» **Work to do**
Reproduce each line of the material exactly, minus any picture.

━━ Dataset excerpt ━━

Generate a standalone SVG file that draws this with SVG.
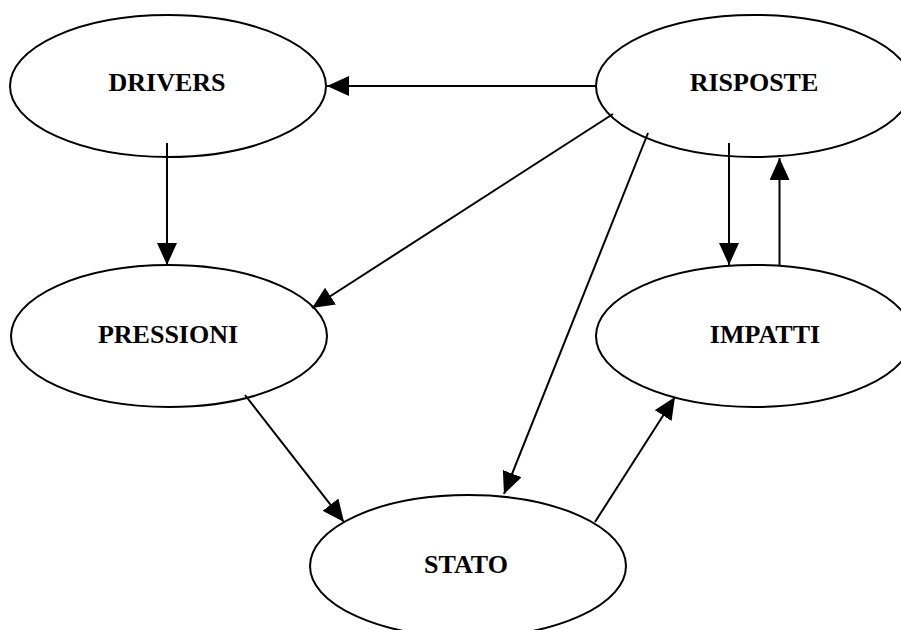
<svg xmlns="http://www.w3.org/2000/svg" width="901" height="630" viewBox="0 0 901 630">
<style>
.node ellipse{fill:#fff;stroke:#000;stroke-width:2}
.node text{font-family:"Liberation Serif","Times New Roman",serif;font-weight:bold;font-size:26px;fill:#000;text-anchor:middle}
.edges line{stroke:#000;stroke-width:2;marker-end:url(#ah)}
</style>
<defs>
<marker id="ah" viewBox="0 0 22 20" refX="22" refY="10" markerWidth="22" markerHeight="20" markerUnits="userSpaceOnUse" orient="auto">
<path d="M0,0 L22,10 L0,20 z" fill="#000"/>
</marker>
</defs>
<rect width="901" height="630" fill="#fff"/>
<g id="drivers" class="node"><ellipse cx="168" cy="86" rx="158" ry="71"/><text x="167" y="91">DRIVERS</text></g>
<g id="risposte" class="node"><ellipse cx="754" cy="86" rx="158" ry="71"/><text x="754" y="91">RISPOSTE</text></g>
<g id="pressioni" class="node"><ellipse cx="169" cy="336" rx="158" ry="71"/><text x="168" y="343">PRESSIONI</text></g>
<g id="impatti" class="node"><ellipse cx="754" cy="336" rx="158" ry="71"/><text x="765" y="343">IMPATTI</text></g>
<g id="stato" class="node"><ellipse cx="468" cy="566" rx="158" ry="71"/><text x="466" y="573">STATO</text></g>
<g id="edges" class="edges">
<line x1="596" y1="86" x2="327" y2="86"/>
<line x1="613" y1="114" x2="312" y2="308"/>
<line x1="648" y1="133" x2="504" y2="494"/>
<line x1="729" y1="143" x2="729" y2="265"/>
<line x1="779.5" y1="265" x2="779.5" y2="158"/>
<line x1="167" y1="143" x2="167" y2="265"/>
<line x1="245" y1="395" x2="344" y2="522"/>
<line x1="595" y1="522" x2="675" y2="397"/>
</g>
</svg>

━━━

» **Answer in full**
Generate a standalone SVG file that draws this with SVG.
<svg xmlns="http://www.w3.org/2000/svg" width="901" height="630" viewBox="0 0 901 630">
<style>
.node ellipse{fill:#fff;stroke:#000;stroke-width:2}
.node text{font-family:"Liberation Serif","Times New Roman",serif;font-weight:bold;font-size:26px;fill:#000;text-anchor:middle}
.edges line{stroke:#000;stroke-width:2;marker-end:url(#ah)}
</style>
<defs>
<marker id="ah" viewBox="0 0 22 20" refX="22" refY="10" markerWidth="22" markerHeight="20" markerUnits="userSpaceOnUse" orient="auto">
<path d="M0,0 L22,10 L0,20 z" fill="#000"/>
</marker>
</defs>
<rect width="901" height="630" fill="#fff"/>
<g id="drivers" class="node"><ellipse cx="168" cy="86" rx="158" ry="71"/><text x="167" y="91">DRIVERS</text></g>
<g id="risposte" class="node"><ellipse cx="754" cy="86" rx="158" ry="71"/><text x="754" y="91">RISPOSTE</text></g>
<g id="pressioni" class="node"><ellipse cx="169" cy="336" rx="158" ry="71"/><text x="168" y="343">PRESSIONI</text></g>
<g id="impatti" class="node"><ellipse cx="754" cy="336" rx="158" ry="71"/><text x="765" y="343">IMPATTI</text></g>
<g id="stato" class="node"><ellipse cx="468" cy="566" rx="158" ry="71"/><text x="466" y="573">STATO</text></g>
<g id="edges" class="edges">
<line x1="596" y1="86" x2="327" y2="86"/>
<line x1="613" y1="114" x2="312" y2="308"/>
<line x1="648" y1="133" x2="504" y2="494"/>
<line x1="729" y1="143" x2="729" y2="265"/>
<line x1="779.5" y1="265" x2="779.5" y2="158"/>
<line x1="167" y1="143" x2="167" y2="265"/>
<line x1="245" y1="395" x2="344" y2="522"/>
<line x1="595" y1="522" x2="675" y2="397"/>
</g>
</svg>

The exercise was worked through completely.